= Joint Organisation of State Employees =

Trade union of Finland

The Joint Organisation of State Employees (Valtion yhteisjärjestö, VTY) was a trade union federation bringing together public sector workers in Finland.

The federation was established in 1921 and became known as the Federation of Civil Servants. Most of its affiliates left the Finnish Federation of Trade Unions (SAK) in the late 1950s, so in 1961, it was reconstituted to act as the national trade union centre for these unions. In 1969, it was again reformed, as the Joint Organisation of State Employees, and it became a founding affiliate of the Central Organisation of Finnish Trade Unions, successor to the SAK.

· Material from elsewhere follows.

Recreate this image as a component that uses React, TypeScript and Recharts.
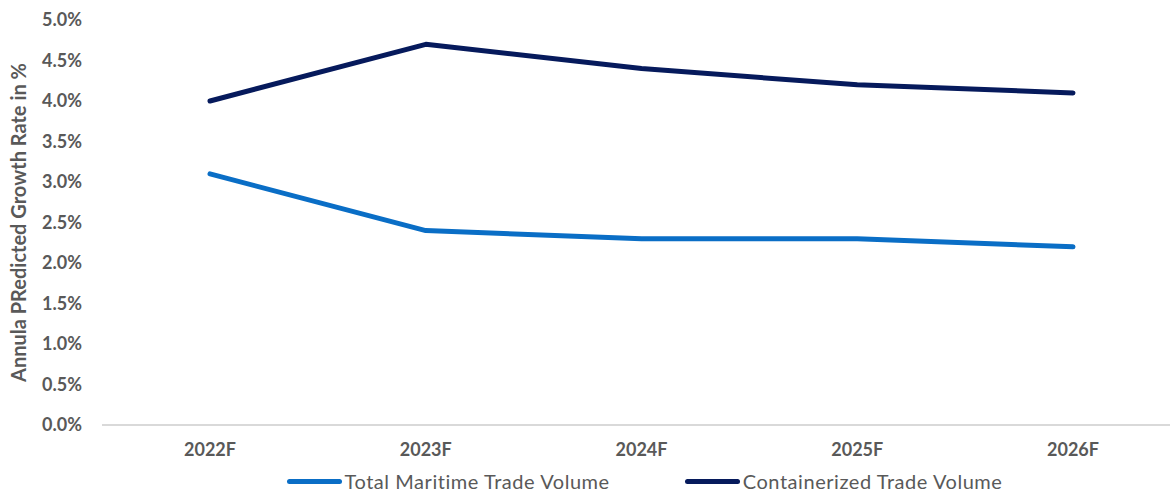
import React from "react";
import { LineChart, Line, XAxis, YAxis, Legend } from "recharts";

const years = ["2022F", "2023F", "2024F", "2025F", "2026F"];
const totalMaritime = [3.1, 2.4, 2.3, 2.3, 2.2];
const containerized = [4.0, 4.7, 4.4, 4.2, 4.1];
const yTicks = [0, 0.5, 1, 1.5, 2, 2.5, 3, 3.5, 4, 4.5, 5];

const seriesInfo = [
  { key: "total", name: "Total Maritime Trade Volume", color: "#0A6EC6" },
  { key: "container", name: "Containerized Trade Volume", color: "#061A5C" },
];

const rows = years.map((year, i) => ({
  year,
  total: totalMaritime[i],
  container: containerized[i],
}));

const FONT = "Lato, 'Open Sans', sans-serif";
const GREY = "#595959";

const YLabel = (props: any) => {
  const vb = props.viewBox;
  const cy = vb.y + vb.height / 2;
  return (
    <text
      x={18}
      y={cy}
      transform={`rotate(-90, 18, ${cy})`}
      textAnchor="middle"
      dominantBaseline="central"
      fill={GREY}
      fontSize={20}
      fontWeight={700}
      fontFamily={FONT}
    >
      Annula PRedicted Growth Rate in %
    </text>
  );
};

const LegendBox = () => (
  <div
    style={{
      height: 30,
      display: "flex",
      justifyContent: "center",
      alignItems: "flex-start",
      paddingLeft: 108,
      paddingTop: 9,
      boxSizing: "border-box",
      fontFamily: FONT,
      fontSize: 20,
      letterSpacing: 0.55,
      color: GREY,
    }}
  >
    {seriesInfo.map((s, i) => (
      <div
        key={s.key}
        style={{
          display: "flex",
          alignItems: "center",
          height: 20,
          marginLeft: i === 0 ? 0 : 75,
        }}
      >
        <div
          style={{
            width: 55,
            height: 5,
            borderRadius: 3,
            background: s.color,
            marginRight: 3,
          }}
        />
        <span style={{ lineHeight: "20px", whiteSpace: "nowrap" }}>{s.name}</span>
      </div>
    ))}
  </div>
);

export default function App() {
  return (
    <div
      style={{
        position: "absolute",
        left: 0,
        top: 0,
        width: 1170,
        height: 492,
        overflow: "hidden",
        background: "#fff",
      }}
    >
      <LineChart
        width={1181}
        height={492}
        data={rows}
        margin={{ top: 20, right: 0, bottom: 0, left: 0 }}
      >
        <XAxis
          dataKey="year"
          padding={{ left: 108, right: 108 }}
          height={37}
          axisLine={{ stroke: "#D9D9D9", strokeWidth: 2 }}
          tickLine={false}
          tickSize={0}
          tickMargin={18}
          tick={{
            fill: GREY,
            fontSize: 18,
            fontWeight: 700,
            fontFamily: FONT,
          }}
        />
        <YAxis
          width={102}
          domain={[0, 5]}
          ticks={yTicks}
          interval={0}
          axisLine={false}
          tickLine={false}
          tickSize={0}
          tickMargin={20}
          tickFormatter={(v: number) => `${v.toFixed(1)}%`}
          tick={{
            fill: GREY,
            fontSize: 18,
            fontWeight: 700,
            fontFamily: FONT,
          }}
          label={<YLabel />}
        />
        <Legend verticalAlign="bottom" content={<LegendBox />} />
        {seriesInfo.map((s) => (
          <Line
            key={s.key}
            dataKey={s.key}
            name={s.name}
            stroke={s.color}
            strokeWidth={5}
            strokeLinecap="round"
            strokeLinejoin="round"
            dot={false}
            activeDot={false}
            isAnimationActive={false}
          />
        ))}
      </LineChart>
    </div>
  );
}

The affiliates of the federation declined over time; for example, the Railway Workers' Union and Union of Locomotive Drivers were affiliated until 1995. In 1998, it had 28,514 members. By 2005, the federation's affiliates were:

- Coastguard Union (MVL)
- Finnish Custom Officers' Union (TL)
- Prison Officers' Union (VVL)
- State and Special Employees' Union (VAL)

In addition, state employees in the Municipal Workers' Union (KTV), Metalworkers' Union, Finnish Seamen's Union, and the Finnish Musicians' Union were part of the federation.

In 2005, the union merged with the KTV and the VAL, to form the Public and Welfare Services Union.